- AVAILABLE DATA
┄┄┄┄┄┄

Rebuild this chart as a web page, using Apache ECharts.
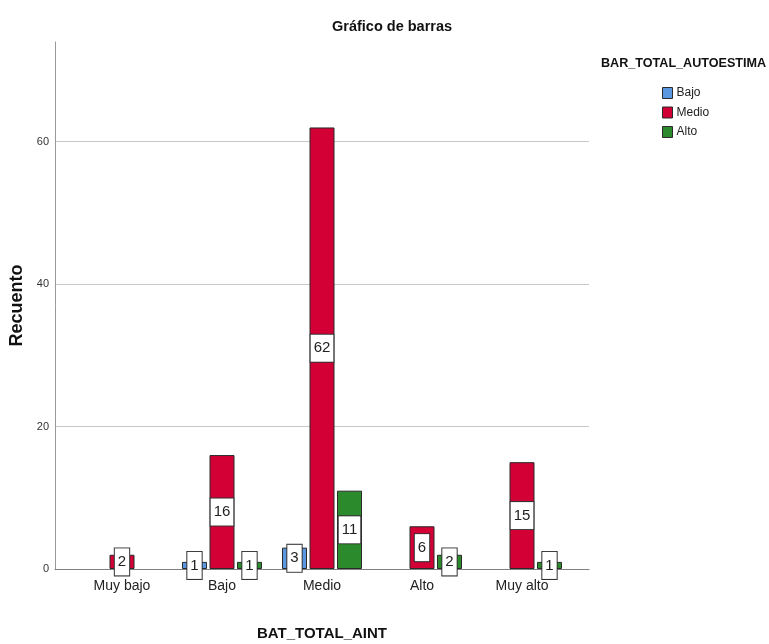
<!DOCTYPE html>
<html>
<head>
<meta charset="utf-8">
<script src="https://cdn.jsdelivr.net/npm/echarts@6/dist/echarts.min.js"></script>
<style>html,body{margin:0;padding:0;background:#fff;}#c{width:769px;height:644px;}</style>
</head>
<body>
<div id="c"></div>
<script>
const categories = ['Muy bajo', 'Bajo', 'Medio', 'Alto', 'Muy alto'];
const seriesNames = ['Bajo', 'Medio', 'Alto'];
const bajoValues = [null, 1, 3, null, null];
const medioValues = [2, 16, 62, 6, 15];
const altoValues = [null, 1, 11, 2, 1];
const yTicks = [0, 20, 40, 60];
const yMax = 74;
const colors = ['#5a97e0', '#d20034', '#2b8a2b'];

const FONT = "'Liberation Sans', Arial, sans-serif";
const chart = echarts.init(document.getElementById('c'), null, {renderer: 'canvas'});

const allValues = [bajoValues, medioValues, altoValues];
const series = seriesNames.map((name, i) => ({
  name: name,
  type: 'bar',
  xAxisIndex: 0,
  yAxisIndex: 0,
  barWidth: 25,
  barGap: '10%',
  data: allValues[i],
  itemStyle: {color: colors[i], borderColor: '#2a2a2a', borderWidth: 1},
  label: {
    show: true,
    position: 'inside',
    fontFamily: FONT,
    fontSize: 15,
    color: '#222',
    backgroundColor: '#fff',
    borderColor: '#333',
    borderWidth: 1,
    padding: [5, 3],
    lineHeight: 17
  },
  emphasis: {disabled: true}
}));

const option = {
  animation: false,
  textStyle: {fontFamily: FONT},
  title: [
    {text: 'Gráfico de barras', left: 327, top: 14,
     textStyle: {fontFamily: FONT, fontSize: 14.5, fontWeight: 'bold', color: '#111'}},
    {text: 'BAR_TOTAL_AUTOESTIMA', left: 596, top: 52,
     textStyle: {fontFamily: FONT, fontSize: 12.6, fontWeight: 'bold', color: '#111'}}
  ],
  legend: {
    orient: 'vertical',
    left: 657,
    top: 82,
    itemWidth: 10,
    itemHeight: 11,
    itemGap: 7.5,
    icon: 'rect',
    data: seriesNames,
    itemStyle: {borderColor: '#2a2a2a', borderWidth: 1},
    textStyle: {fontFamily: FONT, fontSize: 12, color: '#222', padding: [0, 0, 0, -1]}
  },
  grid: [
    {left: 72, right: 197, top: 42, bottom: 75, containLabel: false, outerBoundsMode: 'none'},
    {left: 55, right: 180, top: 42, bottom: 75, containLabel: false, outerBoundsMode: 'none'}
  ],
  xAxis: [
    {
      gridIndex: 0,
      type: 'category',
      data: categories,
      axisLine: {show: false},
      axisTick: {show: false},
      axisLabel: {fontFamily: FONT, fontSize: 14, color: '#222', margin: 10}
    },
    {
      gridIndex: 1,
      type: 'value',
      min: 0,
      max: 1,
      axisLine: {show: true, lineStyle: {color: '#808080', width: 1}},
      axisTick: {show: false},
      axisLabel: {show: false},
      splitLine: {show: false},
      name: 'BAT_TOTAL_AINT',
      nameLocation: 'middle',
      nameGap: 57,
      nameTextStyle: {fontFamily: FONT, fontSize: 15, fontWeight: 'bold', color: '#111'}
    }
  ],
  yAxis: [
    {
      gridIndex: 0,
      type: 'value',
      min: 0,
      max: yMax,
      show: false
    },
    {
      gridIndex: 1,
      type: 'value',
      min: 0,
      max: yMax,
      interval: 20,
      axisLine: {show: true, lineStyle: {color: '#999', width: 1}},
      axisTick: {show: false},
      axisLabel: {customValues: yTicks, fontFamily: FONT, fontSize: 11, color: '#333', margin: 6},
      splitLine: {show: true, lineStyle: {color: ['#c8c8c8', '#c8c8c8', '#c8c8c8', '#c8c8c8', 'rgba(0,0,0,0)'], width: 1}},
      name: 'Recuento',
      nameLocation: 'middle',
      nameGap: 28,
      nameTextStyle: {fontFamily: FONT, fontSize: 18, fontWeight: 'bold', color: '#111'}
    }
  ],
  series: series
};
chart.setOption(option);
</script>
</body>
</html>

┄┄┄┄┄┄

- AIM
From the material above, copy everything exactly but the pictures.

- ANSWER TO THIS EXERCISE
Rebuild this chart as a web page, using Apache ECharts.
<!DOCTYPE html>
<html>
<head>
<meta charset="utf-8">
<script src="https://cdn.jsdelivr.net/npm/echarts@6/dist/echarts.min.js"></script>
<style>html,body{margin:0;padding:0;background:#fff;}#c{width:769px;height:644px;}</style>
</head>
<body>
<div id="c"></div>
<script>
const categories = ['Muy bajo', 'Bajo', 'Medio', 'Alto', 'Muy alto'];
const seriesNames = ['Bajo', 'Medio', 'Alto'];
const bajoValues = [null, 1, 3, null, null];
const medioValues = [2, 16, 62, 6, 15];
const altoValues = [null, 1, 11, 2, 1];
const yTicks = [0, 20, 40, 60];
const yMax = 74;
const colors = ['#5a97e0', '#d20034', '#2b8a2b'];

const FONT = "'Liberation Sans', Arial, sans-serif";
const chart = echarts.init(document.getElementById('c'), null, {renderer: 'canvas'});

const allValues = [bajoValues, medioValues, altoValues];
const series = seriesNames.map((name, i) => ({
  name: name,
  type: 'bar',
  xAxisIndex: 0,
  yAxisIndex: 0,
  barWidth: 25,
  barGap: '10%',
  data: allValues[i],
  itemStyle: {color: colors[i], borderColor: '#2a2a2a', borderWidth: 1},
  label: {
    show: true,
    position: 'inside',
    fontFamily: FONT,
    fontSize: 15,
    color: '#222',
    backgroundColor: '#fff',
    borderColor: '#333',
    borderWidth: 1,
    padding: [5, 3],
    lineHeight: 17
  },
  emphasis: {disabled: true}
}));

const option = {
  animation: false,
  textStyle: {fontFamily: FONT},
  title: [
    {text: 'Gráfico de barras', left: 327, top: 14,
     textStyle: {fontFamily: FONT, fontSize: 14.5, fontWeight: 'bold', color: '#111'}},
    {text: 'BAR_TOTAL_AUTOESTIMA', left: 596, top: 52,
     textStyle: {fontFamily: FONT, fontSize: 12.6, fontWeight: 'bold', color: '#111'}}
  ],
  legend: {
    orient: 'vertical',
    left: 657,
    top: 82,
    itemWidth: 10,
    itemHeight: 11,
    itemGap: 7.5,
    icon: 'rect',
    data: seriesNames,
    itemStyle: {borderColor: '#2a2a2a', borderWidth: 1},
    textStyle: {fontFamily: FONT, fontSize: 12, color: '#222', padding: [0, 0, 0, -1]}
  },
  grid: [
    {left: 72, right: 197, top: 42, bottom: 75, containLabel: false, outerBoundsMode: 'none'},
    {left: 55, right: 180, top: 42, bottom: 75, containLabel: false, outerBoundsMode: 'none'}
  ],
  xAxis: [
    {
      gridIndex: 0,
      type: 'category',
      data: categories,
      axisLine: {show: false},
      axisTick: {show: false},
      axisLabel: {fontFamily: FONT, fontSize: 14, color: '#222', margin: 10}
    },
    {
      gridIndex: 1,
      type: 'value',
      min: 0,
      max: 1,
      axisLine: {show: true, lineStyle: {color: '#808080', width: 1}},
      axisTick: {show: false},
      axisLabel: {show: false},
      splitLine: {show: false},
      name: 'BAT_TOTAL_AINT',
      nameLocation: 'middle',
      nameGap: 57,
      nameTextStyle: {fontFamily: FONT, fontSize: 15, fontWeight: 'bold', color: '#111'}
    }
  ],
  yAxis: [
    {
      gridIndex: 0,
      type: 'value',
      min: 0,
      max: yMax,
      show: false
    },
    {
      gridIndex: 1,
      type: 'value',
      min: 0,
      max: yMax,
      interval: 20,
      axisLine: {show: true, lineStyle: {color: '#999', width: 1}},
      axisTick: {show: false},
      axisLabel: {customValues: yTicks, fontFamily: FONT, fontSize: 11, color: '#333', margin: 6},
      splitLine: {show: true, lineStyle: {color: ['#c8c8c8', '#c8c8c8', '#c8c8c8', '#c8c8c8', 'rgba(0,0,0,0)'], width: 1}},
      name: 'Recuento',
      nameLocation: 'middle',
      nameGap: 28,
      nameTextStyle: {fontFamily: FONT, fontSize: 18, fontWeight: 'bold', color: '#111'}
    }
  ],
  series: series
};
chart.setOption(option);
</script>
</body>
</html>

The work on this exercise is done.